5 thoughts on “Lawyers Sniff Around eBay Disclosure Practices”

  1. Misleading Investors? Talk about a target rich environment.

    I recall a comment by a insider where they came up with conclusions then came up with BS numbers to support them. I haven’t read their 10Qs lately but I imagine that penalizing sellers 40-55% for a return policy they encouraged would rank high in risk factors from both the legal side and the Income side from loss of sellers. If they didn’t outline the risk factors, that’s a materiel omission especially if eBay suffers loss of income from Sellers leaving or loss of assets from larger sellers suing.

    I don’t recall them bringing that up in their conference calls. Then we have the elusive product catalog that was supposed to bring order to buyers search and make search so it would incorporate artificial intelligence to now only find exactly what the buyer was looking for but would go out on the net and find out things from the connected world to make product suggestions…that has to rank up there as sellers use search and can’t find their own listings.

    The Payment service which Paypal sniped them on during their Conference call.

    The stock is down 43% from it’s 52 week high and today traded at levels we haven’t seen for 2 years or more.

    We’ll have to see how much credibility they have left after tomorrow’s call. I’m sure they will try to be optimistic about Q4 prospects. The question is, will anyone believe them?

  2. ebay and it’s mouthpiece Wenig are nothing but buzzwords and BS.
    What I know about stocks you could put on the head of a pin with a roller brush, but common sense tells me after looking at what ebay has and does with it’s money…ebay’s assets have evolved into a hologram.
    They’ve lost $8B in capitalization under Wenig. How do you price a hologram, AND bid it up?

    ebay is/was a cash cow…period. It pays NO dividends. It’s execs reap the profit. Where’s the stock VALUE? A stockholder hoping that some schmuck who is blinder than himself will see more “value” next week?

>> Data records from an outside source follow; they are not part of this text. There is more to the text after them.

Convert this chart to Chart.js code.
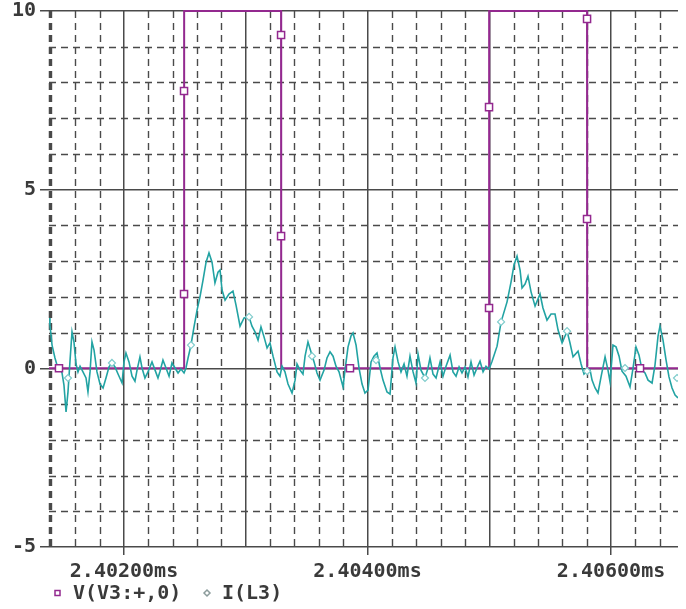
<!DOCTYPE html>
<html>
<head>
<meta charset="utf-8">
<script src="https://cdn.jsdelivr.net/npm/chart.js@4.4.1/dist/chart.umd.min.js"></script>
<style>
  body { margin: 0; background: #fff; }
  canvas { display: block; }
</style>
</head>
<body>
<canvas id="plot" width="686" height="609"></canvas>
<script>
// time axis in microseconds, shown as ms on the ticks
let xMin = 2401.384;
let xMax = 2406.55;
let xMajorTicks = [2402, 2403, 2404, 2405, 2406];
let xTickLabels = ['2.40200ms', '', '2.40400ms', '', '2.40600ms'];
let yMajorTicks = [-5, 0, 5, 10];
let yTickLabels = ['-5', '0', '5', '10'];
let yMinorTicks = [-4, -3, -2, -1, 1, 2, 3, 4, 6, 7, 8, 9];

// V(V3:+,0) - pulse source
let vTime  = [2401.384, 2402.493, 2402.494, 2403.290, 2403.291, 2404.998, 2404.999, 2405.803, 2405.804, 2406.550];
let vValue = [0, 0, 10, 10, 0, 0, 10, 10, 0, 0];
let vMarkTime  = [2401.466, 2402.493, 2402.493, 2403.290, 2403.290, 2403.856, 2404.998, 2404.998, 2405.803, 2405.803, 2406.238];
let vMarkValue = [0, 7.76, 2.08, 9.33, 3.70, 0, 7.31, 1.69, 9.78, 4.18, 0];

// I(L3) - inductor current
let iTime = [
  2401.384, 2401.392, 2401.409, 2401.433, 2401.450, 2401.474, 2401.491, 2401.507, 2401.524, 2401.540, 2401.556,
  2401.573, 2401.589, 2401.606, 2401.622, 2401.639, 2401.663, 2401.688, 2401.704, 2401.721, 2401.737,
  2401.754, 2401.778, 2401.803, 2401.828, 2401.852, 2401.877, 2401.901, 2401.926, 2401.951, 2401.984,
  2402.000, 2402.016, 2402.041, 2402.066, 2402.090, 2402.107, 2402.131, 2402.148, 2402.172, 2402.197,
  2402.230, 2402.255, 2402.279, 2402.296, 2402.320, 2402.345, 2402.370, 2402.394, 2402.419, 2402.444,
  2402.468, 2402.493, 2402.509, 2402.526, 2402.550, 2402.575, 2402.600, 2402.624, 2402.649, 2402.674,
  2402.698, 2402.723, 2402.747, 2402.772, 2402.789, 2402.805, 2402.830, 2402.862, 2402.895, 2402.920,
  2402.953, 2402.986, 2403.027, 2403.051, 2403.076, 2403.101, 2403.125, 2403.150, 2403.175, 2403.199,
  2403.224, 2403.257, 2403.281, 2403.298, 2403.322, 2403.347, 2403.380, 2403.405, 2403.421, 2403.446,
  2403.470, 2403.487, 2403.511, 2403.536, 2403.561, 2403.585, 2403.610, 2403.643, 2403.667, 2403.692,
  2403.717, 2403.741, 2403.766, 2403.799, 2403.815, 2403.840, 2403.864, 2403.881, 2403.906, 2403.930,
  2403.955, 2403.979, 2404.004, 2404.029, 2404.053, 2404.078, 2404.103, 2404.127, 2404.160, 2404.185,
  2404.209, 2404.226, 2404.251, 2404.275, 2404.300, 2404.324, 2404.349, 2404.374, 2404.398, 2404.415,
  2404.439, 2404.472, 2404.497, 2404.513, 2404.538, 2404.563, 2404.596, 2404.620, 2404.645, 2404.678,
  2404.702, 2404.727, 2404.752, 2404.776, 2404.801, 2404.825, 2404.850, 2404.875, 2404.899, 2404.924,
  2404.949, 2404.973, 2404.998, 2405.023, 2405.064, 2405.097, 2405.146, 2405.179, 2405.203, 2405.228,
  2405.253, 2405.269, 2405.294, 2405.318, 2405.343, 2405.376, 2405.417, 2405.441, 2405.474, 2405.507,
  2405.540, 2405.565, 2405.598, 2405.639, 2405.663, 2405.688, 2405.729, 2405.754, 2405.778, 2405.803,
  2405.828, 2405.844, 2405.869, 2405.893, 2405.918, 2405.951, 2405.975, 2405.992, 2406.016, 2406.041,
  2406.066, 2406.090, 2406.123, 2406.156, 2406.181, 2406.205, 2406.230, 2406.255, 2406.279, 2406.304,
  2406.337, 2406.361, 2406.386, 2406.402, 2406.427, 2406.452, 2406.476, 2406.501, 2406.526, 2406.550
];
let iValue = [
  1.41, 1.21, 0.65, 0.29, 0.09, 0.00, -0.13, -0.47, -1.22, -0.66, 0.18,
  1.02, 0.74, 0.12, -0.10, 0.06, -0.10, -0.27, -0.66, -0.10, 0.74,
  0.51, -0.10, -0.44, -0.55, -0.27, 0.04, 0.15, 0.04, -0.16, -0.41,
  0.18, 0.43, 0.18, -0.22, -0.36, -0.05, 0.32, 0.01, -0.27, -0.10,
  0.18, -0.05, -0.27, -0.08, 0.23, 0.01, -0.22, 0.15, 0.01, -0.13,
  -0.02, -0.13, 0.01, 0.29, 0.65, 1.16, 1.63, 2.00, 2.47, 2.97,
  3.23, 2.97, 2.39, 2.69, 2.75, 2.19, 1.91, 2.08, 2.16, 1.77,
  1.18, 1.41, 1.44, 1.18, 1.02, 0.79, 1.16, 0.88, 0.57, 0.71,
  0.34, -0.10, -0.22, 0.06, -0.10, -0.44, -0.69, -0.33, 0.12, -0.05,
  -0.16, 0.34, 0.74, 0.46, 0.18, -0.13, -0.33, -0.05, 0.29, 0.46,
  0.34, 0.06, -0.10, -0.52, -0.05, 0.60, 0.90, 0.99, 0.65, 0.01,
  -0.44, -0.69, -0.61, 0.18, 0.34, 0.43, 0.01, -0.33, -0.66, -0.72,
  0.29, 0.60, 0.18, -0.10, 0.12, -0.22, 0.34, -0.10, -0.41, 0.40,
  -0.05, -0.27, 0.01, 0.29, -0.16, -0.27, 0.18, -0.22, 0.06, 0.37,
  -0.10, -0.22, 0.04, -0.13, 0.04, -0.24, 0.18, -0.19, 0.01, 0.20,
  -0.10, 0.06, -0.02, 0.20, 0.62, 1.30, 1.86, 2.42, 2.89, 3.14,
  2.75, 2.25, 2.36, 2.58, 2.14, 1.74, 2.08, 1.69, 1.35, 1.52,
  1.52, 1.07, 0.71, 1.04, 0.71, 0.32, 0.48, 0.12, -0.16, -0.08,
  -0.05, -0.33, -0.55, -0.69, -0.24, 0.32, -0.05, -0.38, 0.65, 0.60,
  0.34, -0.08, -0.22, -0.52, 0.01, 0.60, 0.37, -0.05, -0.13, -0.33,
  -0.41, 0.09, 0.90, 1.18, 0.79, 0.23, -0.24, -0.55, -0.75, -0.83
];
let iMarkTime  = [2401.540, 2401.901, 2402.550, 2403.027, 2403.544, 2404.070, 2404.472, 2405.097, 2405.639, 2405.803, 2406.115, 2406.542];
let iMarkValue = [-0.27, 0.15, 0.65, 1.44, 0.34, 0.23, -0.27, 1.30, 1.04, -0.08, 0.01, -0.27];

let legendNames = ['V(V3:+,0)', 'I(L3)'];

let purple = '#93298f';
let teal = '#22a3a3';
let gridColor = '#4a4a4a';
let textColor = '#3a3a3a';
let monoFont = { family: '"DejaVu Sans Mono", "Liberation Mono", monospace', size: 20, weight: 'bold' };

function toPoints(xs, ys) {
  return xs.map((t, i) => ({ x: t, y: ys[i] }));
}

// minor grid every 0.2us / 1 unit
let xMinorTicks = [];
for (let k = 0; k <= 25; k++) {
  let v = +(2401.4 + k * 0.2).toFixed(1);
  if (!xMajorTicks.includes(v)) xMinorTicks.push(v);
}

const minorGrid = {
  id: 'minorGrid',
  beforeDatasetsDraw(chart) {
    let { ctx, chartArea: a, scales: { x, y } } = chart;
    ctx.save();
    ctx.strokeStyle = gridColor;
    ctx.setLineDash([7, 5]);
    // left edge, dashed like the grid
    ctx.lineWidth = 2.5;
    ctx.beginPath();
    ctx.moveTo(a.left + 1, a.top);
    ctx.lineTo(a.left + 1, a.bottom);
    ctx.stroke();
    ctx.lineWidth = 1.4;
    xMinorTicks.forEach(v => {
      let px = Math.round(x.getPixelForValue(v)) + 0.5;
      ctx.beginPath();
      ctx.moveTo(px, a.top);
      ctx.lineTo(px, a.bottom);
      ctx.stroke();
    });
    yMinorTicks.forEach(v => {
      let py = Math.round(y.getPixelForValue(v)) + 0.5;
      ctx.beginPath();
      ctx.moveTo(a.left, py);
      ctx.lineTo(a.right, py);
      ctx.stroke();
    });
    ctx.restore();
  }
};

const bottomLegend = {
  id: 'bottomLegend',
  afterDraw(chart) {
    let ctx = chart.ctx;
    ctx.save();
    ctx.font = 'bold 20px "DejaVu Sans Mono", monospace';
    ctx.fillStyle = textColor;
    ctx.textBaseline = 'middle';
    ctx.fillText(legendNames[0], 73, 594);
    ctx.fillText(legendNames[1], 222, 594);
    ctx.lineWidth = 1.5;
    ctx.strokeStyle = purple;
    ctx.strokeRect(55, 590.5, 5, 5);
    ctx.strokeStyle = '#8c9c9c';
    ctx.beginPath();
    ctx.moveTo(207, 590);
    ctx.lineTo(210, 593);
    ctx.lineTo(207, 596);
    ctx.lineTo(204, 593);
    ctx.closePath();
    ctx.stroke();
    ctx.restore();
  }
};

new Chart(document.getElementById('plot'), {
  type: 'line',
  data: {
    datasets: [
      {
        label: 'V markers',
        data: toPoints(vMarkTime, vMarkValue),
        showLine: false,
        pointStyle: 'rect',
        pointRadius: 5,
        pointBorderWidth: 1.5,
        pointBorderColor: purple,
        pointBackgroundColor: '#fff',
        clip: 6,
        order: 0
      },
      {
        label: 'I markers',
        data: toPoints(iMarkTime, iMarkValue),
        showLine: false,
        pointStyle: 'rectRot',
        pointRadius: 3.5,
        pointBorderWidth: 1.2,
        pointBorderColor: '#7fcccc',
        pointBackgroundColor: '#fff',
        order: 1
      },
      {
        label: legendNames[1],
        data: toPoints(iTime, iValue),
        borderColor: teal,
        borderWidth: 1.6,
        pointRadius: 0,
        tension: 0,
        order: 2
      },
      {
        label: legendNames[0],
        data: toPoints(vTime, vValue),
        borderColor: purple,
        borderWidth: 2,
        pointRadius: 0,
        tension: 0,
        clip: 4,
        order: 3
      }
    ]
  },
  options: {
    responsive: false,
    animation: false,
    events: [],
    layout: { padding: { top: 11, right: 8, left: 0, bottom: 0 } },
    plugins: { legend: { display: false }, tooltip: { enabled: false } },
    scales: {
      x: {
        type: 'linear',
        min: xMin,
        max: xMax,
        afterBuildTicks: s => { s.ticks = xMajorTicks.map(v => ({ value: v })); },
        afterFit: s => { s.height = 62; s.paddingLeft = 0; s.paddingRight = 0; },
        ticks: {
          autoSkip: false,
          maxRotation: 0,
          padding: 5,
          color: textColor,
          font: monoFont,
          callback: (v, i) => xTickLabels[i]
        },
        grid: {
          color: gridColor,
          lineWidth: 1.5,
          tickLength: 8,
          tickColor: c => xTickLabels[c.index] ? gridColor : 'rgba(0,0,0,0)'
        },
        border: { display: false }
      },
      y: {
        min: -5,
        max: 10,
        afterBuildTicks: s => { s.ticks = yMajorTicks.map(v => ({ value: v })); },
        afterFit: s => { s.width = 49; s.paddingTop = 0; s.paddingBottom = 0; },
        ticks: {
          padding: 4,
          color: textColor,
          font: monoFont,
          callback: (v, i) => yTickLabels[i]
        },
        grid: {
          color: gridColor,
          lineWidth: 1.5,
          tickLength: 9
        },
        border: { display: false }
      }
    }
  },
  plugins: [minorGrid, bottomLegend]
});
</script>
</body>
</html>
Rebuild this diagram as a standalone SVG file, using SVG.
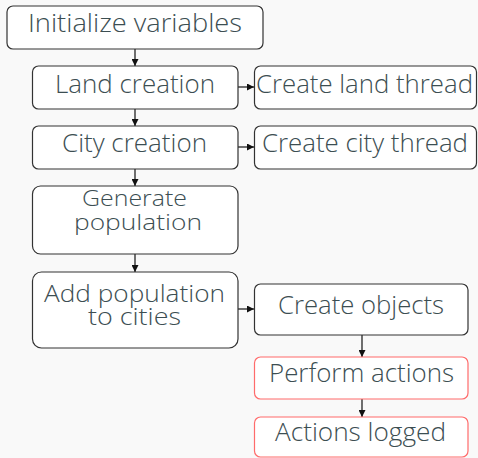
<svg xmlns="http://www.w3.org/2000/svg" width="478" height="458" viewBox="0 0 478 458">
<style>
.bg{fill:#f9f9f9}
.box{fill:#ffffff;stroke:#333333;stroke-width:1.2}
.red{fill:#ffffff;stroke:#ff6b6b;stroke-width:1.2}
text{font-family:"Open Sans","Noto Sans",sans-serif;font-weight:300;font-size:25px;fill:#3c4e52;text-anchor:middle}
text.sm{font-size:22px}
text.md{font-size:23px}
.edge{stroke:#111111;stroke-width:1.2;fill:none;marker-end:url(#ah)}
</style>
<defs>
<marker id="ah" viewBox="0 0 10 10" refX="10" refY="5" markerWidth="7" markerHeight="7" orient="auto" markerUnits="userSpaceOnUse">
<path d="M0,0 L10,5 L0,10 z" fill="#111111"/>
</marker>
</defs>
<rect class="bg" x="0" y="0" width="478" height="458"/>
<g id="connectors">
<line class="edge" x1="135" y1="49" x2="135" y2="66"/>
<line class="edge" x1="135" y1="109" x2="135" y2="126"/>
<line class="edge" x1="135" y1="169" x2="135" y2="186"/>
<line class="edge" x1="135" y1="254" x2="135" y2="272"/>
<line class="edge" x1="238" y1="87" x2="254" y2="87"/>
<line class="edge" x1="238" y1="147" x2="254" y2="147"/>
<line class="edge" x1="238" y1="309" x2="254" y2="309"/>
<line class="edge" x1="362" y1="335" x2="362" y2="357"/>
<line class="edge" x1="362" y1="399" x2="362" y2="417"/>
</g>
<g id="init">
<rect class="box" x="7" y="6" width="256" height="43" rx="6"/>
<text x="135" y="32" textLength="214" lengthAdjust="spacingAndGlyphs">Initialize variables</text>
</g>
<g id="land">
<rect class="box" x="32.5" y="66" width="205.5" height="43" rx="6"/>
<text x="135" y="93" textLength="160" lengthAdjust="spacingAndGlyphs">Land creation</text>
</g>
<g id="landthread">
<rect class="box" x="254.5" y="66" width="222" height="43" rx="6"/>
<text x="364.5" y="93" textLength="217" lengthAdjust="spacingAndGlyphs">Create land thread</text>
</g>
<g id="city">
<rect class="box" x="32.5" y="126" width="205.5" height="43" rx="6"/>
<text x="134.5" y="152" textLength="145" lengthAdjust="spacingAndGlyphs">City creation</text>
</g>
<g id="citythread">
<rect class="box" x="254.5" y="126" width="222" height="43" rx="6"/>
<text x="365" y="152" textLength="206" lengthAdjust="spacingAndGlyphs">Create city thread</text>
</g>
<g id="genpop">
<rect class="box" x="32.5" y="186" width="205.5" height="68" rx="8"/>
<text class="sm" x="134.5" y="206" textLength="105" lengthAdjust="spacingAndGlyphs">Generate</text>
<text class="sm" x="138" y="230" textLength="128" lengthAdjust="spacingAndGlyphs">population</text>
</g>
<g id="addpop">
<rect class="box" x="32.5" y="272" width="205.5" height="76" rx="9"/>
<text class="md" x="134.5" y="302" textLength="181" lengthAdjust="spacingAndGlyphs">Add population</text>
<text class="md" x="134.5" y="325" textLength="93" lengthAdjust="spacingAndGlyphs">to cities</text>
</g>
<g id="objects">
<rect class="box" x="254.5" y="284" width="213.5" height="51" rx="6"/>
<text x="361" y="314" textLength="166" lengthAdjust="spacingAndGlyphs">Create objects</text>
</g>
<g id="perform">
<rect class="red" x="254.5" y="357" width="213.5" height="42" rx="6"/>
<text x="361.5" y="382" textLength="185" lengthAdjust="spacingAndGlyphs">Perform actions</text>
</g>
<g id="logged">
<rect class="red" x="254.5" y="417" width="213.5" height="40" rx="6"/>
<text x="360.5" y="441" textLength="171" lengthAdjust="spacingAndGlyphs">Actions logged</text>
</g>
</svg>
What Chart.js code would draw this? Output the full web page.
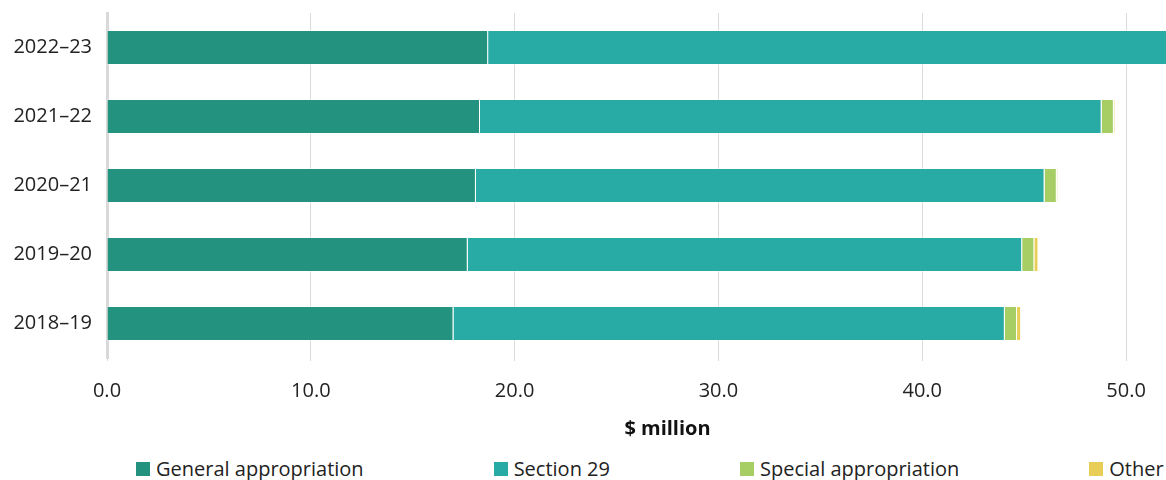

    ebay counts $5B as “goodwill”. Amazon, 30 times more cap, has just $10B.
    Did I say hologram? Make that smoke and mirrors.

  3. Wenig decimated the Balance sheet with stock buy backs in what now can be seen as a massive waste of shareholder assets used solely to keep the stock price up so Wenig and cohorts could sell at massive profits. They disguise these wasteful exercises as returning cash to shareholders. Not with dividends based on earnings, but with borrowed money to buy back stock that is retired.

    The tangible assets of the company have fallen from 6.5B to 1.8B in the last year . The debt is 9.2B which is 5 times tangible assets . The equity includes about 5B of BS good will. In Q2 they bought back 918m in stock.

    They are hurtling towards a liquidity crisis with rising interest rates and short term bonds that can’t be paid having to be rolled into new bonds that raise the cost of financing a share buyback that did nothing but hollow out the company and put real cash in the C – Suite which is really all they care about.

    Listen to Wenig. He doesn’t take responsibility for anything. See who he blames tomorrow for his shortcomings. Then again, he might be a no-show for the CC.

  4. How funny is it that lawyers are sniffing around ebay. They must have a really bad head cold to only be sniffing. The stink that arises from ebay has to have an awful smell that one wouldn’t have to be sniffing around. The stink reaks everywhere.

  5. “Dburn says:” and he couldn’t be more spot on. Keeping buying that stock Wenig and keep buying other companies (which is truly eBay’s marketplace these days). Hurling for a liquidity crisis…..you betcha!!